New Friends: The Work Of Finding and Nurturing Friendships
New Friends: The Work Of Finding and Nurturing Friendships
January 4, 2023
The writer Paolo Coelho once wrote, “Friendship isn’t a big thing—it’s a million little things.” The value of friendships throughout your life, but especially as you get on in years, is truly underestimated. Both your physical and mental health benefit when friends are an integral part of your life, not only to dispel loneliness and social isolation but for stress reduction, improved cognitive functioning, increased fitness levels (did you know having an active friend will positively influence your own sedentary lifestyle?) and for more general life satisfaction. In fact, according to the Harvard Study of Adult Development (whose lead researchers have a brand new book out next week- The Good Life: Lessons from the World’s Longest Scientific Study of Happiness), strong relationships, including friendships, are essential for a happy and long life. So having and making friends is clearly something to treasure but it’s not always something to count on.
The perennial question for older adults is, of course, how to make (or sustain) friends, especially when the natural networks of school and work are no longer options for meeting new people. The first reality you must accept is that making friends can be hard work. It often requires intentionality and attitude to put yourself out there in circumstances where you can meet people with whom you may have shared interests. In a recent post, psychology writer Meg Selig listed 12 ways to make new friends in mid-life and beyond. She suggests a “can do” attitude with regard to creating friendships, including taking responsibility for organizing gatherings, inviting yourself into existing groups, joining regularly scheduled groups (like book groups or church groups), and reconnecting with old friends. As she makes clear, not everyone needs a best friend. In fact, as she states, “It’s great to have one special friend, someone with whom you can share your deepest feelings, but it’s not a requirement for happiness. You can enjoy a variety of people for who they are and for what you can learn from them.” If you’re reluctant to be bold, a recent article from Catherine Pearson in The New York Times may help. Her science-based advice includes assuming that people you encounter will like you (we tend to underestimate how well-liked we are) and if you’re open and kind, you’re likely to get that in return. Or, as a recent article in the Wall Street Journal urges, don’t overlook the value of taking a friendly initiative with a stranger.

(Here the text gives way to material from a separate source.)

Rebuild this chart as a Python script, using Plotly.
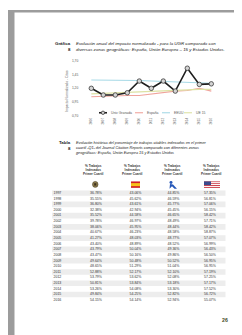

After all, everyone you’re now friendly with was once a stranger to you.
Travel writer Carol Stigger provides her own personal experience of making new friends when she moved from Chicago to a southern beach town in her 70s to live out her dream of living near the ocean. Not knowing anyone in her new town, she was forced to create a new social network. Her advice and experience of creating new friendships in her later years? First, as others have underscored, creating friends at a later age does not come easy. Stigger comments, “It turned out to be a project that took commitment and the ability to handle rejection without pouting.” Still, she persevered and offers such advice as getting a library card (she ended up developing programs for the local library), creating a business card to hand out so people can remember and connect with you, and considering joining a house of worship that feels comfortable.
There’s also a growing trend of intergenerational friendships, underscoring that age is not necessarily the best indicator of whether someone would be a viable friend. For example, a recent article in The Guardian highlighted intergenerational friendships that can surface when the parties find common interests. As the author made clear, “If you find a like-minded person- and that’s a real gift in life- age doesn’t matter.” Or consider the friendship of an 86-year-old woman and her 28- year-old business partner who run a wallpaper business together. Or finally, the odd but enduring friendship of 83-year-old actress (and now TikTok star) Annie Korzen and her 31- year-old friend and partner Mackenzie Morrison, who share a love of thrift shopping and together have made Korzen a TikTok star with over 400,000 followers. Given the value of friendships for our health and well-being, it behooves us all to be open to friendships whenever and wherever they can be found.